• **Exercise description**: Among the records that follow, set down only the lines from the one containing "Give me the" to the one containing "const yTicks = [1, 2, 3, 4, 5];", both included, exactly.

— Begin Listed entries —

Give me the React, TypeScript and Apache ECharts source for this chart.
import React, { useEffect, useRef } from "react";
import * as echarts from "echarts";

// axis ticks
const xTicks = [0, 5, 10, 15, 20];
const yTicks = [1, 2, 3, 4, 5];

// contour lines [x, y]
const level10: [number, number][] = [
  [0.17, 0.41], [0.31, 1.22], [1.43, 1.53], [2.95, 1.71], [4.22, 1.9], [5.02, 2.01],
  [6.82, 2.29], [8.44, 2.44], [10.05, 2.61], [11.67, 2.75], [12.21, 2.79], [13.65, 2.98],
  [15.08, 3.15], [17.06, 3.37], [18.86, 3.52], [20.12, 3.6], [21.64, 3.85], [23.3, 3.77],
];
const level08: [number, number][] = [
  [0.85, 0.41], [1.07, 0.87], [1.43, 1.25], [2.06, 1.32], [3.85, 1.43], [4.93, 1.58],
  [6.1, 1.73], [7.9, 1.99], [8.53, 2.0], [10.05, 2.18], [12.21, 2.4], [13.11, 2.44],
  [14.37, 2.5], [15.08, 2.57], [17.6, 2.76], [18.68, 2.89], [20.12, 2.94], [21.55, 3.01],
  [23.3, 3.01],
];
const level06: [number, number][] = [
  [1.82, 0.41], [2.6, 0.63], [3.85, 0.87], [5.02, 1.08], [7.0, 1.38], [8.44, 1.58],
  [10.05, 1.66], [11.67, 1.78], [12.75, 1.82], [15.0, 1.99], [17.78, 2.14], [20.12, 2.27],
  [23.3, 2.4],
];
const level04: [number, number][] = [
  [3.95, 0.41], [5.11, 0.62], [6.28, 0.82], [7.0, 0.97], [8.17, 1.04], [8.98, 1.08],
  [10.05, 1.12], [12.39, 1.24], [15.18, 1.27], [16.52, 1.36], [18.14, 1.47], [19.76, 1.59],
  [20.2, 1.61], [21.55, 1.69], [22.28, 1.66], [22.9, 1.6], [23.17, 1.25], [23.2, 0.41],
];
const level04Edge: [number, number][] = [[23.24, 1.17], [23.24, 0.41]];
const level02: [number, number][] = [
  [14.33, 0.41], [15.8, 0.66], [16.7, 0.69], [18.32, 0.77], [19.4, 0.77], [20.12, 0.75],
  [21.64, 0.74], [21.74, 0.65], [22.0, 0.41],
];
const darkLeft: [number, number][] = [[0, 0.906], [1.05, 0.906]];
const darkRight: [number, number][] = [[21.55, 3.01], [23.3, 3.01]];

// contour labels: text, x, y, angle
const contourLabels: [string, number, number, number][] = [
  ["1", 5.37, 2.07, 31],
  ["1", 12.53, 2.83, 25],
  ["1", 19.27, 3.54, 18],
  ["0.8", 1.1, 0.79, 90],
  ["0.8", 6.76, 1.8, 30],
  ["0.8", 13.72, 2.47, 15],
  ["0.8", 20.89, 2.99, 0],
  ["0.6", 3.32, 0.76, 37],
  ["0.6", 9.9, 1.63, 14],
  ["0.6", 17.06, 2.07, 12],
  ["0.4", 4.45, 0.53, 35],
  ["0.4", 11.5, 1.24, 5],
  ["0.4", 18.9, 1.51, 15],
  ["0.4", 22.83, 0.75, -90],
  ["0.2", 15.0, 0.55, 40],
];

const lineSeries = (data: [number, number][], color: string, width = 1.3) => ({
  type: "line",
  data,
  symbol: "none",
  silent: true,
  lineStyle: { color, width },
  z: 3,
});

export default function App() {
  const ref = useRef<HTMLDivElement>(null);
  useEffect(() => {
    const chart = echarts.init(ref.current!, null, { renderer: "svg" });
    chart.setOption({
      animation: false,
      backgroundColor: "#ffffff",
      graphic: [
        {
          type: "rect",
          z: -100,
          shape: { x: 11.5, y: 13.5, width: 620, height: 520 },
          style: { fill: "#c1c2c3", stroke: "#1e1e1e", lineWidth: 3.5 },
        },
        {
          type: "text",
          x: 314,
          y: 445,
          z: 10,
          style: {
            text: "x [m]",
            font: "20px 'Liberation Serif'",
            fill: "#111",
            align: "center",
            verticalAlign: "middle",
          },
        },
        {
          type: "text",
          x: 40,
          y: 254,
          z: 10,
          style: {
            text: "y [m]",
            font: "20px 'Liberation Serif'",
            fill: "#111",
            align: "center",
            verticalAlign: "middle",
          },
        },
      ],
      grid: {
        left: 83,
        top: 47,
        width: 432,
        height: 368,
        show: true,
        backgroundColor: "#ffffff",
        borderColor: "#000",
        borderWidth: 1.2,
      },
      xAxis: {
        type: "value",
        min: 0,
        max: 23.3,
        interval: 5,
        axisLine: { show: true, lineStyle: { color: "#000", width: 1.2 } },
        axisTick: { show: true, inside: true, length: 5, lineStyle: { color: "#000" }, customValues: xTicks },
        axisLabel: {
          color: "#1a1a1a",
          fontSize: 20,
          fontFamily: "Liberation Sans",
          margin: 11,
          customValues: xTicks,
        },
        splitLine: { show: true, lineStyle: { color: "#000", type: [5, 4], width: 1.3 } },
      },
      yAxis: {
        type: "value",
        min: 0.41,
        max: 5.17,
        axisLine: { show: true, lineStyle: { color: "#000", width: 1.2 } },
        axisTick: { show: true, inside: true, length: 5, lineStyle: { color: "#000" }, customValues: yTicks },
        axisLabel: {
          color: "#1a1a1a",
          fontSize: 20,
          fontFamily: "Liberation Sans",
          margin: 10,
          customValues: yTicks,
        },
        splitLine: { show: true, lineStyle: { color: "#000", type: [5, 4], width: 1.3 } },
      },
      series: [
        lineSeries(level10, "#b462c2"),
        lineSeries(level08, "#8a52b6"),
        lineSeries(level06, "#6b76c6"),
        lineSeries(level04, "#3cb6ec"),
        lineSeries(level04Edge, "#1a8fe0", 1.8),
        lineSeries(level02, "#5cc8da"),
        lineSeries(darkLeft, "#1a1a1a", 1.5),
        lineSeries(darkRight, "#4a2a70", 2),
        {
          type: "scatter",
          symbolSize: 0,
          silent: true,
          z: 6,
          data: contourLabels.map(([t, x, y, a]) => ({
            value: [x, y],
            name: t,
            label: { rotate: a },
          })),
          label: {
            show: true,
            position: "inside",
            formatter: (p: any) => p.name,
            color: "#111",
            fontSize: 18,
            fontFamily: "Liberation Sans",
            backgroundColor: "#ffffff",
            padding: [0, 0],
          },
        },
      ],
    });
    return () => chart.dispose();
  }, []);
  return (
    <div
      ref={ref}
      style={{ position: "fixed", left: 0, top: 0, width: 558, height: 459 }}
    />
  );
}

— End Listed entries —
— Begin Listed entries —

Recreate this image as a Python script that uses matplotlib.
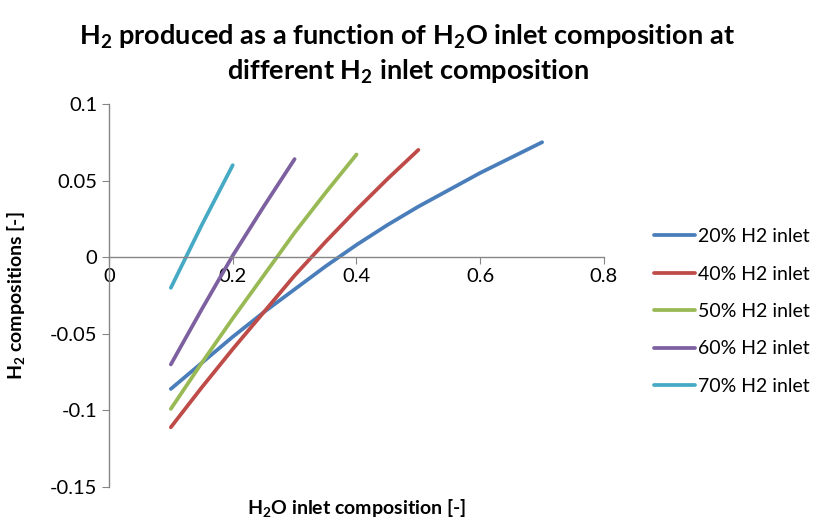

— End Listed entries —

• **Finished answer**:
Give me the React, TypeScript and Apache ECharts source for this chart.
import React, { useEffect, useRef } from "react";
import * as echarts from "echarts";

// axis ticks
const xTicks = [0, 5, 10, 15, 20];
const yTicks = [1, 2, 3, 4, 5];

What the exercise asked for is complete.